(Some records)
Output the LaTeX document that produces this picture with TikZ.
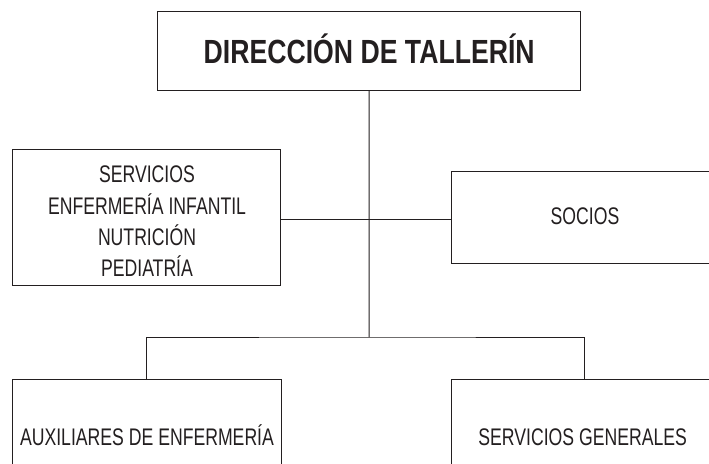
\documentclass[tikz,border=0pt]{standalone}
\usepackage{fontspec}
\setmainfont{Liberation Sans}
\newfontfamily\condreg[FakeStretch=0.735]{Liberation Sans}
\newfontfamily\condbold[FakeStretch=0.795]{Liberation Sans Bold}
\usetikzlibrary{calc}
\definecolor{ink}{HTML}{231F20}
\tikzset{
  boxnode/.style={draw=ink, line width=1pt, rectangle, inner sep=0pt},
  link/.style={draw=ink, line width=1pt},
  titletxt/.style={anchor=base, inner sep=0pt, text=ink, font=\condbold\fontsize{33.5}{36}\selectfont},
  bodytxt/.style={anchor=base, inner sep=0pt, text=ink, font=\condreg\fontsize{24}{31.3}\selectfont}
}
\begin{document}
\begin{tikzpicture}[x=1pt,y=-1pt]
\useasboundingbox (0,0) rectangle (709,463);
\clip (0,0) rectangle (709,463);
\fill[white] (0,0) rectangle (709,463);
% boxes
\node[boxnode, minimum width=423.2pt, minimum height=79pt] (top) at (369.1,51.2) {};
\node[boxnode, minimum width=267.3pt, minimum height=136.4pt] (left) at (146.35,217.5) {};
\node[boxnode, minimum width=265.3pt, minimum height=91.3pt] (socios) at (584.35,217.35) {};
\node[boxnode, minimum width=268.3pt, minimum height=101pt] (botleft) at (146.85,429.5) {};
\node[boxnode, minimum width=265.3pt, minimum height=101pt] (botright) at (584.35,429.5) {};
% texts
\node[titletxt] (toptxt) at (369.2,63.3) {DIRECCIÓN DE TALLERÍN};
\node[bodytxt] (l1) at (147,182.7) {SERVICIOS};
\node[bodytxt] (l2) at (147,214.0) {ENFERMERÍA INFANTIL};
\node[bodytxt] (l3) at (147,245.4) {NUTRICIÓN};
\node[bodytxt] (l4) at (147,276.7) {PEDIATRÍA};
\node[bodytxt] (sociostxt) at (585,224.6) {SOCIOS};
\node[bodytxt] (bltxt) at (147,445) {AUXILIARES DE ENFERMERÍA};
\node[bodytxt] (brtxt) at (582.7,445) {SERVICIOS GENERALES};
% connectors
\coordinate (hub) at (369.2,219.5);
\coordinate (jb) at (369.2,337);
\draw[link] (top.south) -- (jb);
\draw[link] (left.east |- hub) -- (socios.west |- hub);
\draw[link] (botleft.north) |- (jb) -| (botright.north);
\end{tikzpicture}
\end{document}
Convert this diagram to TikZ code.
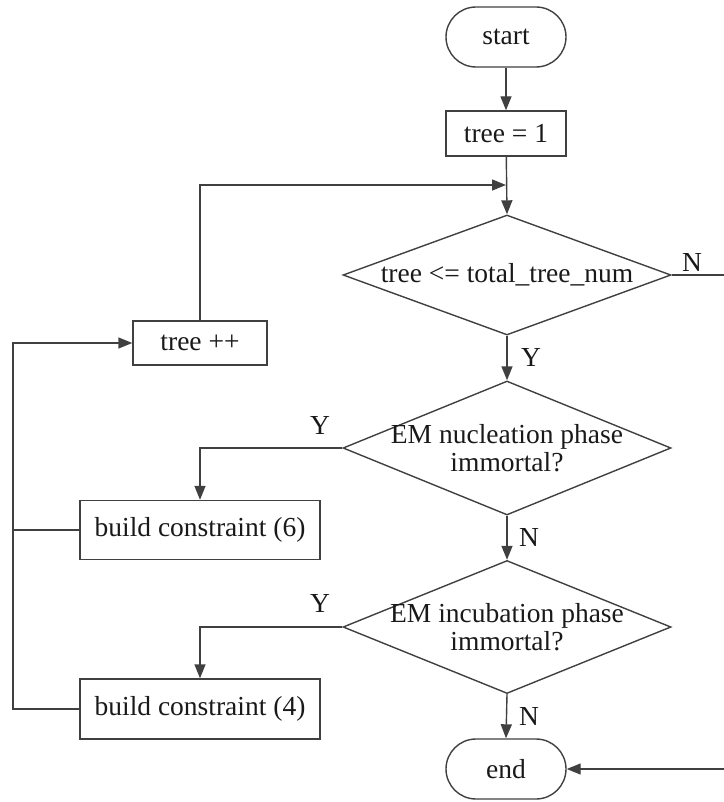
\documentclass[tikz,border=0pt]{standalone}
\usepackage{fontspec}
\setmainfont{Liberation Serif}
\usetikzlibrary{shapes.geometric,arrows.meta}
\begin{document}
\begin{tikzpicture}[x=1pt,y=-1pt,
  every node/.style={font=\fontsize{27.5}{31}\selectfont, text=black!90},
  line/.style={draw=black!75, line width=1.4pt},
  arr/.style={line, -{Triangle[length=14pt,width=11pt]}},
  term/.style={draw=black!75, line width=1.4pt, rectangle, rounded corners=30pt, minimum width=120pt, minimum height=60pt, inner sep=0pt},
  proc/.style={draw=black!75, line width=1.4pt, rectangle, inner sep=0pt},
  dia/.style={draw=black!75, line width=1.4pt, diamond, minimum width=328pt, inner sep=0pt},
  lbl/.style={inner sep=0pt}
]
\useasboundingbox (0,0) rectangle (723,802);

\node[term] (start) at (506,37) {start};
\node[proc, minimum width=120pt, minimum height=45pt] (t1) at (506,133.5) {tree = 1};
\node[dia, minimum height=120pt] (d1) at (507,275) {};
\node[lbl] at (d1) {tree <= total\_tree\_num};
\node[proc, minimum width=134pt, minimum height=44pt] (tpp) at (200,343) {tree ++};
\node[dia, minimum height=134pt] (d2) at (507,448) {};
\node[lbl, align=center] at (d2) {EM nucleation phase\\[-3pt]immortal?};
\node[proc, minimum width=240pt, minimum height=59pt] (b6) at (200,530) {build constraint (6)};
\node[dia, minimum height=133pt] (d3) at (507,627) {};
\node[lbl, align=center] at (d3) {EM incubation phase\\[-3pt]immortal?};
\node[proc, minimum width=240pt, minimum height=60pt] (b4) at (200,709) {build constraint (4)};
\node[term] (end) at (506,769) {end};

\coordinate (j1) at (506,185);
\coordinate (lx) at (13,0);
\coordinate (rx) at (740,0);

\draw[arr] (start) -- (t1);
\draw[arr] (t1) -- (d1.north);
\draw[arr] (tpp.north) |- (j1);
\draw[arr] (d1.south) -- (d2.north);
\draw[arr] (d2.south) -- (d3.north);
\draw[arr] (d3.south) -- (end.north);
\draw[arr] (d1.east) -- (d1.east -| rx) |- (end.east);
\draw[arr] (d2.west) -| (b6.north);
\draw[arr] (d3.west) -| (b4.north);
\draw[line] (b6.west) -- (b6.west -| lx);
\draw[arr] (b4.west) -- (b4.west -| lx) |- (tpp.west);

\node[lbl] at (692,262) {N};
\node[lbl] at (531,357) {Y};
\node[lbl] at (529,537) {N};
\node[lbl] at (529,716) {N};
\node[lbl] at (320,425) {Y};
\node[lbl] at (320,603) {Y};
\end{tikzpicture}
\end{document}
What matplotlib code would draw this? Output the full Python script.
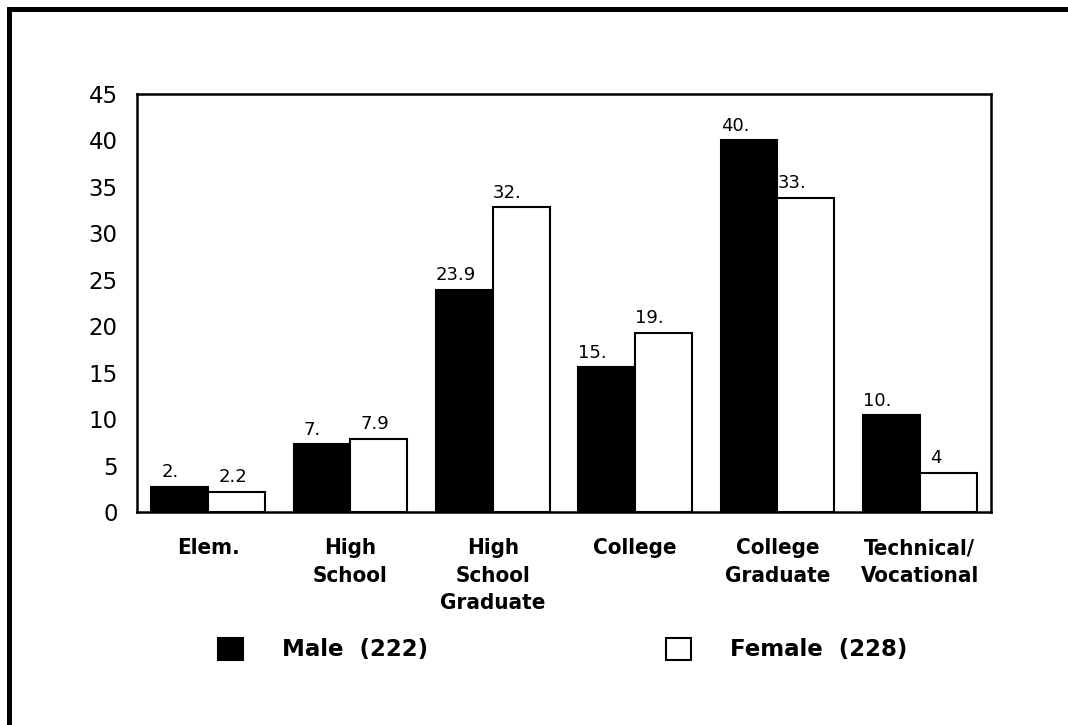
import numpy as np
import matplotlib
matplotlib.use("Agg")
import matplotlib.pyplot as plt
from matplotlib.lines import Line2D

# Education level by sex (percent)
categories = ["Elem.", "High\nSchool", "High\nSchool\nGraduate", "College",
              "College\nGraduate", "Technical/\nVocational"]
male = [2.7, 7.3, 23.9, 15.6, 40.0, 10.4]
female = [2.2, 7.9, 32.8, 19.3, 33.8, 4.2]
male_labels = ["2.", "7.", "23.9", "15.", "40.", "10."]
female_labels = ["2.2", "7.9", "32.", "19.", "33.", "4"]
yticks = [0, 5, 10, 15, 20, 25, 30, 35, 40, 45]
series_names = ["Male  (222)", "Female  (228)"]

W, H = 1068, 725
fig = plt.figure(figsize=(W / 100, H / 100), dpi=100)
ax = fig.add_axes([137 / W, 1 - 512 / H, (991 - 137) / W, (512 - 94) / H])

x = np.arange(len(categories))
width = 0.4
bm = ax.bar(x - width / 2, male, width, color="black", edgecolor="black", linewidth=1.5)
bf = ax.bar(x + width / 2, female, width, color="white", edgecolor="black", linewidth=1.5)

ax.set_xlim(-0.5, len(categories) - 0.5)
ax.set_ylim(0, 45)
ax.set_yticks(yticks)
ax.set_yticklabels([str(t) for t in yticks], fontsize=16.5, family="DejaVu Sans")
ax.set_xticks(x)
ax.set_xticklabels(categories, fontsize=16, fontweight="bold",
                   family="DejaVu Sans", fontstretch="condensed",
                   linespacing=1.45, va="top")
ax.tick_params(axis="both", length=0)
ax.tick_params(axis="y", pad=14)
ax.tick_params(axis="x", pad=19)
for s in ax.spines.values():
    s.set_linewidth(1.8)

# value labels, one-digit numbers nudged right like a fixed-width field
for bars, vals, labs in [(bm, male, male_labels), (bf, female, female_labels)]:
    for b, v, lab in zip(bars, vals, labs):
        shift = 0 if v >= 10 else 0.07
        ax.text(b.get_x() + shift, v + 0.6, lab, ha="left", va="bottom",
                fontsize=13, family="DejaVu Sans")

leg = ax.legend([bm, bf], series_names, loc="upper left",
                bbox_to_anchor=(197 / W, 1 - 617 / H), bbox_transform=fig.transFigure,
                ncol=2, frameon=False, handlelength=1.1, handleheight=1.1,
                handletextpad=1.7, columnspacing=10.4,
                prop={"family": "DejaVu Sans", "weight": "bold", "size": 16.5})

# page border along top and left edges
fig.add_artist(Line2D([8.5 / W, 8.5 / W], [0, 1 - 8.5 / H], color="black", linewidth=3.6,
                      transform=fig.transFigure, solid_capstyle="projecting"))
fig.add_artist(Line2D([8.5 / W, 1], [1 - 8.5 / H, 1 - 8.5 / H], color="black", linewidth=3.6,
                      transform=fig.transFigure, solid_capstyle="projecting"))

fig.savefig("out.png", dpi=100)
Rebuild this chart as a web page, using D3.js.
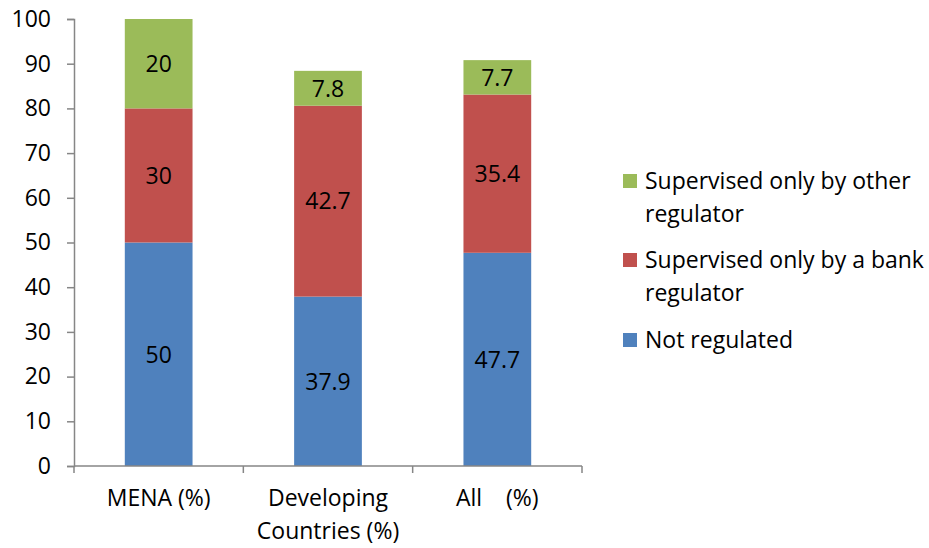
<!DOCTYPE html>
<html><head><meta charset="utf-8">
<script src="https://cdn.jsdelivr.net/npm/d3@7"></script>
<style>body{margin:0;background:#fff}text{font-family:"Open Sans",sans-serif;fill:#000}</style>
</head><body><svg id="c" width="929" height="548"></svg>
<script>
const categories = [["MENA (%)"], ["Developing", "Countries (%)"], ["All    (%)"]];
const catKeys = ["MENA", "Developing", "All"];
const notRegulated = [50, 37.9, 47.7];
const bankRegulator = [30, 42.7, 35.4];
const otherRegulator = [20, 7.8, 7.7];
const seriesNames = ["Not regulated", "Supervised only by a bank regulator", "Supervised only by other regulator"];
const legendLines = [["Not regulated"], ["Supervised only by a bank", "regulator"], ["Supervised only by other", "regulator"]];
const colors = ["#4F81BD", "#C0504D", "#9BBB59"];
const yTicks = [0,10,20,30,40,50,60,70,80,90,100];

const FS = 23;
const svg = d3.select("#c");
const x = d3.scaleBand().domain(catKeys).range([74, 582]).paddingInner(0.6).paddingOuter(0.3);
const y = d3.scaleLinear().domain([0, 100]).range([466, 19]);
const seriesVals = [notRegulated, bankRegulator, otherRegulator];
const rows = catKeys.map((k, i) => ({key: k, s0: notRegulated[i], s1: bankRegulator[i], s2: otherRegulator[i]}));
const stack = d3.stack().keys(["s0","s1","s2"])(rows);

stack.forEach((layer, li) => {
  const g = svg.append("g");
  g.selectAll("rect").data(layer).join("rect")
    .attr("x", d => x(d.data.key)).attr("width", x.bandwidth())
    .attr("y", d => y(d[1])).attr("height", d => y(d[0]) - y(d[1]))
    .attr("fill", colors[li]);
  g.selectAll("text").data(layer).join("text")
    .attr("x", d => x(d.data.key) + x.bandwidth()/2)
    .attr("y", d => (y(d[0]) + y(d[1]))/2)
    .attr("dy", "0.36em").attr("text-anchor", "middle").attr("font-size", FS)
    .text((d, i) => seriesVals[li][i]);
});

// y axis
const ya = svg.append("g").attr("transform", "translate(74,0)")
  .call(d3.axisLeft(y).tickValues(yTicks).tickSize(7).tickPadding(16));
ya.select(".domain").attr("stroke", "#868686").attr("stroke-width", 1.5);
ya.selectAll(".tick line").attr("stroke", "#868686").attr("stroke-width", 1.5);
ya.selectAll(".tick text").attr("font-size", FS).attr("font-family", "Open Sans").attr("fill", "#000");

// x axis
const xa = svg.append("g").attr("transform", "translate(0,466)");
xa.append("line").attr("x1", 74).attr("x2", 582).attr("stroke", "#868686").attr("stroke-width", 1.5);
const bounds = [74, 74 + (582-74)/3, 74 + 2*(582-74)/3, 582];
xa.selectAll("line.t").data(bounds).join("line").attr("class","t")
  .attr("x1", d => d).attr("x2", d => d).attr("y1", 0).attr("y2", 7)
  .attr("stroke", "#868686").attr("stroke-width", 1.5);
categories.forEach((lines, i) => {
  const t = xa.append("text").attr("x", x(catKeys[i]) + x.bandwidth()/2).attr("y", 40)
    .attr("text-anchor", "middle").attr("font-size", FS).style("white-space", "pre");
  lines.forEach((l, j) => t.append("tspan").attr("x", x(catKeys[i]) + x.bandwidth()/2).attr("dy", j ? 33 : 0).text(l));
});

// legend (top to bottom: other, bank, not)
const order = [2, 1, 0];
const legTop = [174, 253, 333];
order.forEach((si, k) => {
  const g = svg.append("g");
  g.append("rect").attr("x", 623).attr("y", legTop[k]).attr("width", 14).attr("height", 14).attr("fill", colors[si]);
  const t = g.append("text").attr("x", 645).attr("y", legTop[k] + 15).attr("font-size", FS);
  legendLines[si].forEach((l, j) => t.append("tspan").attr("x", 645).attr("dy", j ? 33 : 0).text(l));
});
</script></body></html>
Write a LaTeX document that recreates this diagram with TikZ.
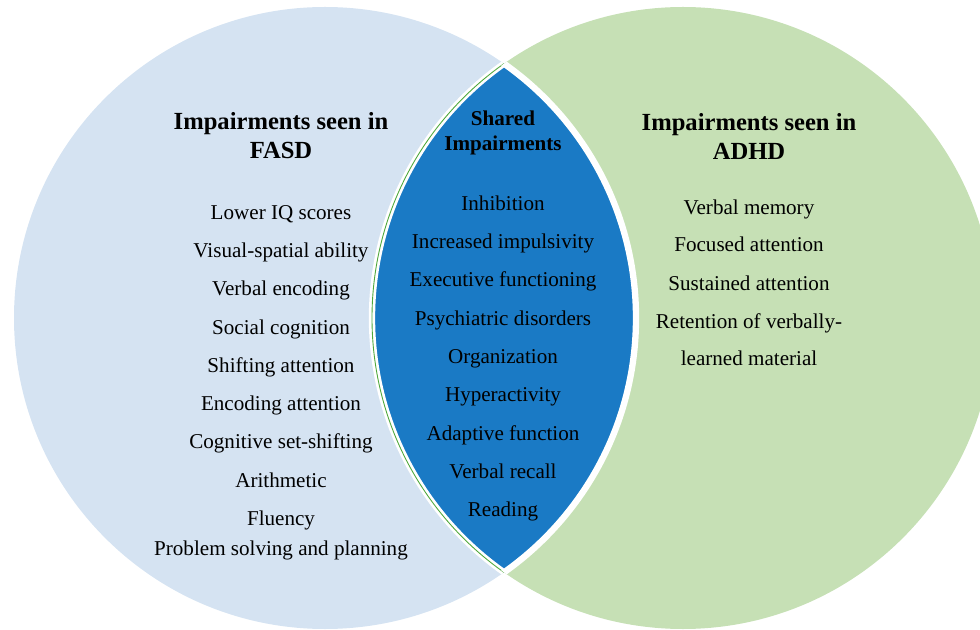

What to work on: Pick out each line that holds the string "with".

Finished task:
Output the LaTeX document that produces this picture with TikZ.
Write a LaTeX document that recreates this diagram with TikZ.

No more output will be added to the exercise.